7. Optional Extras and Services

Optional Extras and services associated with a License (“Extras”) may have
additional requirements which You must ensure are met before purchasing.

You may only use Extras with their associated License. If the Extras purchase
becomes invalid (such as through refund or cancellation, etc), you must
immediately uninstall the Extra and delete all associated files (if applicable).

Add-ons may not be separately transferred between Your Licenses or to a third
party. When a License is transferred to a Subsequent Purchaser, all Extras
associated with that License will be transferred as well.

Access to Support and Updates for the Extra is dependent on the associated
License having current access to Support and Updates. The License's Extension
Payment may be changed by the purchase of Extras. Once an Extra is purchased,
the Extension Payment will always take the Extra into account. To not extend an
Extra with an Extension Payment, You must contact us to cancel the Extra before
making the Extension Payment. No refund will be given in this case and should
You wish to re-gain access to the Extra, You will need to re-purchase it.

8. Disclaimer of Warranties

The software is provided on an "AS IS" basis, without warranty of any kind,
including without limitation the warranties of merchantability, fitness for a
particular purpose, and non-infringement.

You acknowledge that the software has not been developed to meet your
individual requirements, and that it is therefore your responsibility to
ensure that the facilities and functions of the software meet your
requirements prior to purchase. You acknowledge that the software may not be
free of bugs or errors, and agree that the existence of errors shall not
constitute a breach of this agreement.

The entirety of the risk as to the results, quality and performance of the
software is with you.

In the event that you are purchasing the software as a consumer, nothing in
this clause shall affect your statutory rights.

9. Limitation of Liability

Our liability for losses suffered by you, arising out of or in connection with
this agreement (including any liability for the acts or omissions of its
employees, agents and subcontractors), whether arising in contract, tort
(including negligence), misrepresentation or otherwise, shall be limited to
100% of the purchase price. We shall not be liable for indirect, incidental,
or consequential damages of any kind, including loss of income or profits,
loss of goodwill, loss of data, or the like. Nothing in this agreement shall
limit or exclude the liability of either party for death or personal injury
resulting from negligence, fraud or fraudulent misrepresentation.

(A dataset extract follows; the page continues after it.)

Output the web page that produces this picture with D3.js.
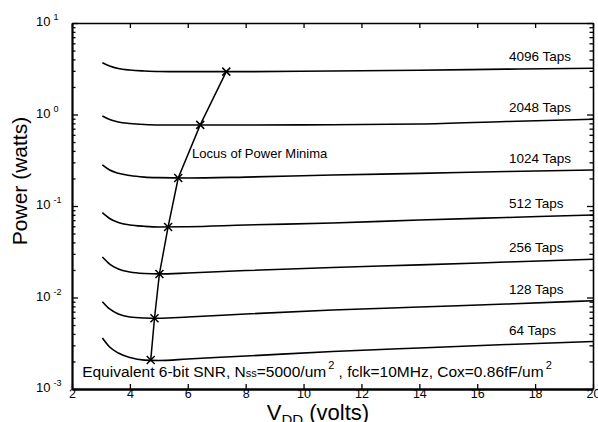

This agreement sets out the full extent of your obligations and liabilities in
respect of the supply of the software. In particular, there are no conditions,
warranties, representations or other terms, express or implied, that are
binding on you except as specifically stated in this agreement. Any condition,
warranty, representation or other term concerning the supply of the software
which might otherwise be implied into, or incorporated in, this agreement, or
any collateral contract, whether by statute, common law or otherwise, is
hereby excluded to the fullest extent permitted by law.

10. Indemnification

You agree to indemnify, defend, and hold harmless WebMachine and its officers,
directors, agents, and employees from and against any and all demands, claims,
losses and liabilities, including reasonable attorney's fees, arising out of
or caused by your use of the software. This obligation shall survive the
termination of this agreement.

11. Refund Policy

We will maintain a reasonable policy regarding requests for refunds. We reserve
the right to refuse a refund or to apply a partial refund. An administration
charge may be applied where a refund is offered. Refunds are generally not
granted after you have downloaded the software.

12. Jurisdiction

This license, its subject matter or its formation (including non-contractual
disputes or claims) shall be governed by and construed in accordance with
Nevada law and submitted to the non-exclusive jurisdiction of the Nevada
courts. If any court judges any provision of this agreement to be invalid,
void, or unenforceable, the parties agree that the remaining provisions of
this Agreement shall remain valid and enforceable.